(Charts and diagrams as code)

◇ ◇ ◇ ◇

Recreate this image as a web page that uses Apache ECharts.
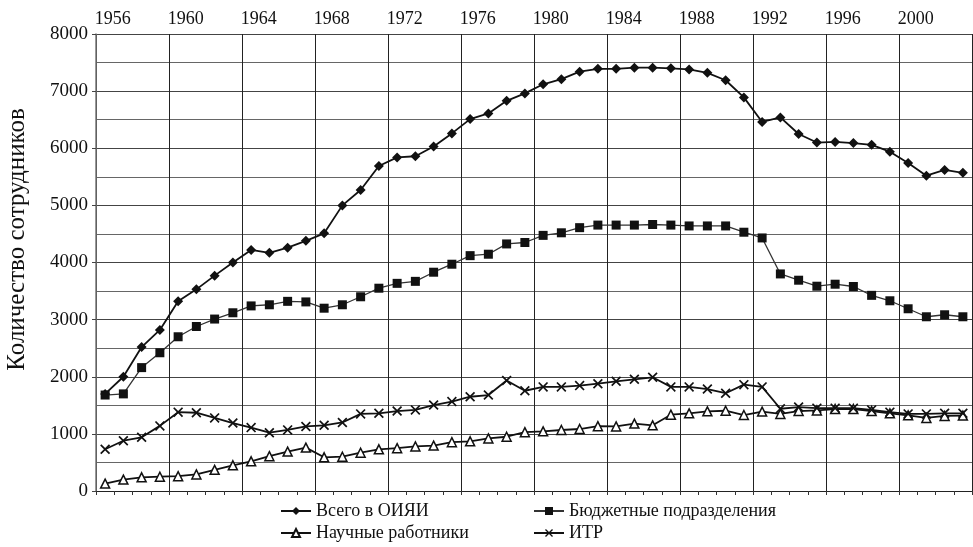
<!DOCTYPE html>
<html>
<head>
<meta charset="utf-8">
<script src="https://cdn.jsdelivr.net/npm/echarts@6/dist/echarts.min.js"></script>
<style>
    html, body { margin: 0; padding: 0; background: #fff; }
    #div_echarts { width: 973px; height: 547px; }
</style>
</head>
<body>
<div id="div_echarts"></div>
<script>
// годы (категории оси X)
var years = [];
for (var y = 1956; y <= 2003; y++) years.push(String(y));

// Всего в ОИЯИ
var totalStaff = [1700, 2000, 2520, 2820, 3320, 3530, 3770, 4000, 4220, 4170,
    4260, 4380, 4510, 5000, 5270, 5690, 5840, 5860, 6030, 6260,
    6510, 6610, 6830, 6960, 7120, 7210, 7340, 7390, 7390, 7410,
    7410, 7400, 7380, 7320, 7190, 6890, 6460, 6540, 6250, 6100,
    6110, 6090, 6060, 5940, 5740, 5520, 5620, 5570];

// Бюджетные подразделения
var budgetDivisions = [1680, 1700, 2160, 2420, 2700, 2880, 3010, 3120, 3240, 3260,
    3320, 3310, 3200, 3260, 3400, 3550, 3635, 3670, 3830, 3970,
    4120, 4145, 4325, 4350, 4475, 4520, 4610, 4655, 4655, 4655,
    4665, 4655, 4640, 4640, 4640, 4530, 4430, 3800, 3690, 3585,
    3620, 3580, 3425, 3330, 3190, 3050, 3085, 3050];

// Научные работники
var researchers = [130, 200, 240, 250, 260, 290, 370, 450, 520, 610,
    690, 760, 590, 600, 670, 730, 750, 780, 795, 855,
    870, 920, 950, 1030, 1045, 1068, 1085, 1135, 1130, 1180,
    1150, 1336, 1360, 1395, 1405, 1330, 1390, 1350, 1400, 1410,
    1435, 1435, 1400, 1360, 1325, 1280, 1315, 1320];

// ИТР
var engineers = [730, 880, 940, 1140, 1380, 1370, 1280, 1190, 1110, 1020,
    1070, 1130, 1150, 1200, 1350, 1360, 1400, 1420, 1505, 1565,
    1650, 1680, 1935, 1755, 1822, 1822, 1845, 1878, 1920, 1955,
    1990, 1822, 1822, 1785, 1712, 1862, 1822, 1440, 1470, 1450,
    1450, 1450, 1420, 1380, 1350, 1350, 1360, 1360];

var seriesNames = ['Всего в ОИЯИ', 'Бюджетные подразделения', 'Научные работники', 'ИТР'];

var serifFont = '"Liberation Serif", "DejaVu Serif", serif';
var crossSymbol = 'path://M0,1.2L1.2,0L5,3.8L8.8,0L10,1.2L6.2,5L10,8.8L8.8,10L5,6.2L1.2,10L0,8.8L3.8,5Z';

var initEcharts = function () {
    var myChart = echarts.init(document.getElementById('div_echarts'), null, { renderer: 'canvas' });
    var legendText = { fontFamily: serifFont, fontSize: 18, color: '#111' };
    var option = {
        animation: false,
        backgroundColor: '#fff',
        textStyle: { fontFamily: serifFont },
        grid: { left: 96, right: 1, top: 34, bottom: 56, outerBoundsMode: 'none' },
        legend: [
            {
                orient: 'vertical', left: 280, top: 502, height: 80, padding: 0,
                itemWidth: 30, itemHeight: 10, itemGap: 4,
                textStyle: legendText,
                data: [seriesNames[0], seriesNames[2]]
            },
            {
                orient: 'vertical', left: 533, top: 502, height: 80, padding: 0,
                itemWidth: 30, itemHeight: 10, itemGap: 4,
                textStyle: legendText,
                data: [seriesNames[1], seriesNames[3]]
            }
        ],
        xAxis: {
            type: 'category',
            position: 'top',
            data: years,
            boundaryGap: true,
            axisLine: { show: true, lineStyle: { color: '#222', width: 1 } },
            axisTick: { show: true, inside: true, interval: 0, length: 4, lineStyle: { color: '#333' } },
            axisLabel: {
                interval: 3, margin: 6, fontFamily: serifFont, fontSize: 18, color: '#111',
                padding: [0, 0, 0, 15]
            },
            splitLine: { show: true, interval: 3, lineStyle: { color: '#222', width: 1 } }
        },
        yAxis: {
            type: 'value',
            min: 0, max: 8000, interval: 1000,
            name: 'Количество сотрудников',
            nameLocation: 'middle',
            nameGap: 66,
            nameTextStyle: { fontFamily: serifFont, fontSize: 25, color: '#111', padding: [0, 0, 0, 46] },
            axisLine: { show: true, lineStyle: { color: '#777', width: 1.5 } },
            axisTick: { show: true, length: 4, lineStyle: { color: '#444' } },
            axisLabel: {
                margin: 8, fontFamily: serifFont, fontSize: 19, color: '#111',
                formatter: function (v) { return String(v); }
            },
            splitLine: { show: true, showMinLine: false, lineStyle: { color: '#444', width: 1 } },
            minorTick: { show: false, splitNumber: 2 },
            minorSplitLine: { show: true, lineStyle: { color: '#666', width: 1 } }
        },
        series: [
            {
                name: seriesNames[0], type: 'line', data: totalStaff,
                symbol: 'diamond', symbolSize: 10,
                lineStyle: { color: '#111', width: 1.8 },
                itemStyle: { color: '#111' }
            },
            {
                name: seriesNames[1], type: 'line', data: budgetDivisions,
                symbol: 'rect', symbolSize: 9,
                lineStyle: { color: '#333', width: 1.3 },
                itemStyle: { color: '#111' }
            },
            {
                name: seriesNames[2], type: 'line', data: researchers,
                symbol: 'triangle', symbolSize: 9,
                lineStyle: { color: '#111', width: 1.8 },
                itemStyle: { color: '#fff', borderColor: '#111', borderWidth: 1.5 }
            },
            {
                name: seriesNames[3], type: 'line', data: engineers,
                symbol: crossSymbol, symbolSize: 10,
                lineStyle: { color: '#111', width: 1.8 },
                itemStyle: { color: '#111' }
            }
        ]
    };
    myChart.setOption(option);
};

initEcharts();
</script>
</body>
</html>
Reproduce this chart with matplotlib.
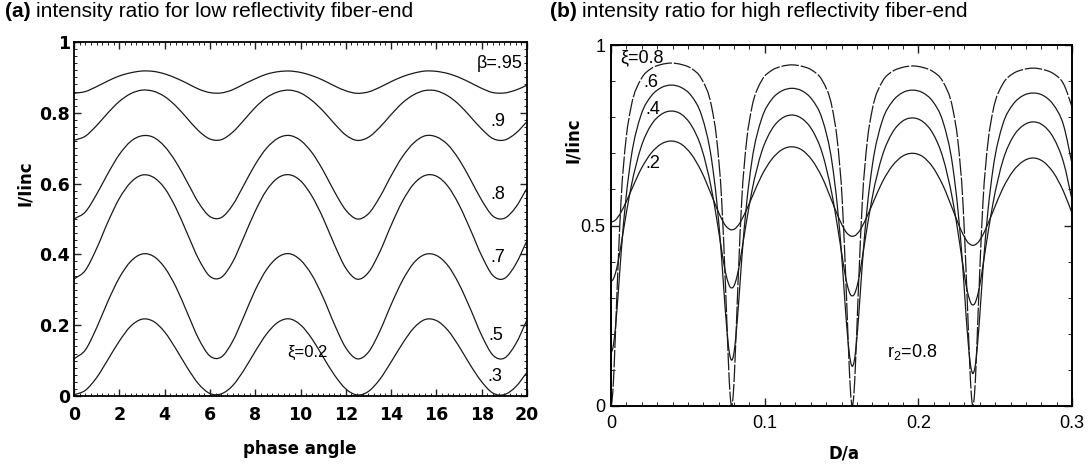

◇ ◇ ◇ ◇

● **Exercise description**: In this exercise, set down all of the data exactly, without the pictures.

● **Response to the exercise**:
Recreate this image as a web page that uses Apache ECharts.
<!DOCTYPE html>
<html>
<head>
<meta charset="utf-8">
<script src="https://cdn.jsdelivr.net/npm/echarts@6/dist/echarts.min.js"></script>
<style>
    html, body { margin: 0; padding: 0; background: #fff; }
    #div_echarts { width: 973px; height: 547px; }
</style>
</head>
<body>
<div id="div_echarts"></div>
<script>
// годы (категории оси X)
var years = [];
for (var y = 1956; y <= 2003; y++) years.push(String(y));

// Всего в ОИЯИ
var totalStaff = [1700, 2000, 2520, 2820, 3320, 3530, 3770, 4000, 4220, 4170,
    4260, 4380, 4510, 5000, 5270, 5690, 5840, 5860, 6030, 6260,
    6510, 6610, 6830, 6960, 7120, 7210, 7340, 7390, 7390, 7410,
    7410, 7400, 7380, 7320, 7190, 6890, 6460, 6540, 6250, 6100,
    6110, 6090, 6060, 5940, 5740, 5520, 5620, 5570];

// Бюджетные подразделения
var budgetDivisions = [1680, 1700, 2160, 2420, 2700, 2880, 3010, 3120, 3240, 3260,
    3320, 3310, 3200, 3260, 3400, 3550, 3635, 3670, 3830, 3970,
    4120, 4145, 4325, 4350, 4475, 4520, 4610, 4655, 4655, 4655,
    4665, 4655, 4640, 4640, 4640, 4530, 4430, 3800, 3690, 3585,
    3620, 3580, 3425, 3330, 3190, 3050, 3085, 3050];

// Научные работники
var researchers = [130, 200, 240, 250, 260, 290, 370, 450, 520, 610,
    690, 760, 590, 600, 670, 730, 750, 780, 795, 855,
    870, 920, 950, 1030, 1045, 1068, 1085, 1135, 1130, 1180,
    1150, 1336, 1360, 1395, 1405, 1330, 1390, 1350, 1400, 1410,
    1435, 1435, 1400, 1360, 1325, 1280, 1315, 1320];

// ИТР
var engineers = [730, 880, 940, 1140, 1380, 1370, 1280, 1190, 1110, 1020,
    1070, 1130, 1150, 1200, 1350, 1360, 1400, 1420, 1505, 1565,
    1650, 1680, 1935, 1755, 1822, 1822, 1845, 1878, 1920, 1955,
    1990, 1822, 1822, 1785, 1712, 1862, 1822, 1440, 1470, 1450,
    1450, 1450, 1420, 1380, 1350, 1350, 1360, 1360];

var seriesNames = ['Всего в ОИЯИ', 'Бюджетные подразделения', 'Научные работники', 'ИТР'];

var serifFont = '"Liberation Serif", "DejaVu Serif", serif';
var crossSymbol = 'path://M0,1.2L1.2,0L5,3.8L8.8,0L10,1.2L6.2,5L10,8.8L8.8,10L5,6.2L1.2,10L0,8.8L3.8,5Z';

var initEcharts = function () {
    var myChart = echarts.init(document.getElementById('div_echarts'), null, { renderer: 'canvas' });
    var legendText = { fontFamily: serifFont, fontSize: 18, color: '#111' };
    var option = {
        animation: false,
        backgroundColor: '#fff',
        textStyle: { fontFamily: serifFont },
        grid: { left: 96, right: 1, top: 34, bottom: 56, outerBoundsMode: 'none' },
        legend: [
            {
                orient: 'vertical', left: 280, top: 502, height: 80, padding: 0,
                itemWidth: 30, itemHeight: 10, itemGap: 4,
                textStyle: legendText,
                data: [seriesNames[0], seriesNames[2]]
            },
            {
                orient: 'vertical', left: 533, top: 502, height: 80, padding: 0,
                itemWidth: 30, itemHeight: 10, itemGap: 4,
                textStyle: legendText,
                data: [seriesNames[1], seriesNames[3]]
            }
        ],
        xAxis: {
            type: 'category',
            position: 'top',
            data: years,
            boundaryGap: true,
            axisLine: { show: true, lineStyle: { color: '#222', width: 1 } },
            axisTick: { show: true, inside: true, interval: 0, length: 4, lineStyle: { color: '#333' } },
            axisLabel: {
                interval: 3, margin: 6, fontFamily: serifFont, fontSize: 18, color: '#111',
                padding: [0, 0, 0, 15]
            },
            splitLine: { show: true, interval: 3, lineStyle: { color: '#222', width: 1 } }
        },
        yAxis: {
            type: 'value',
            min: 0, max: 8000, interval: 1000,
            name: 'Количество сотрудников',
            nameLocation: 'middle',
            nameGap: 66,
            nameTextStyle: { fontFamily: serifFont, fontSize: 25, color: '#111', padding: [0, 0, 0, 46] },
            axisLine: { show: true, lineStyle: { color: '#777', width: 1.5 } },
            axisTick: { show: true, length: 4, lineStyle: { color: '#444' } },
            axisLabel: {
                margin: 8, fontFamily: serifFont, fontSize: 19, color: '#111',
                formatter: function (v) { return String(v); }
            },
            splitLine: { show: true, showMinLine: false, lineStyle: { color: '#444', width: 1 } },
            minorTick: { show: false, splitNumber: 2 },
            minorSplitLine: { show: true, lineStyle: { color: '#666', width: 1 } }
        },
        series: [
            {
                name: seriesNames[0], type: 'line', data: totalStaff,
                symbol: 'diamond', symbolSize: 10,
                lineStyle: { color: '#111', width: 1.8 },
                itemStyle: { color: '#111' }
            },
            {
                name: seriesNames[1], type: 'line', data: budgetDivisions,
                symbol: 'rect', symbolSize: 9,
                lineStyle: { color: '#333', width: 1.3 },
                itemStyle: { color: '#111' }
            },
            {
                name: seriesNames[2], type: 'line', data: researchers,
                symbol: 'triangle', symbolSize: 9,
                lineStyle: { color: '#111', width: 1.8 },
                itemStyle: { color: '#fff', borderColor: '#111', borderWidth: 1.5 }
            },
            {
                name: seriesNames[3], type: 'line', data: engineers,
                symbol: crossSymbol, symbolSize: 10,
                lineStyle: { color: '#111', width: 1.8 },
                itemStyle: { color: '#111' }
            }
        ]
    };
    myChart.setOption(option);
};

initEcharts();
</script>
</body>
</html>
Reproduce this chart with matplotlib.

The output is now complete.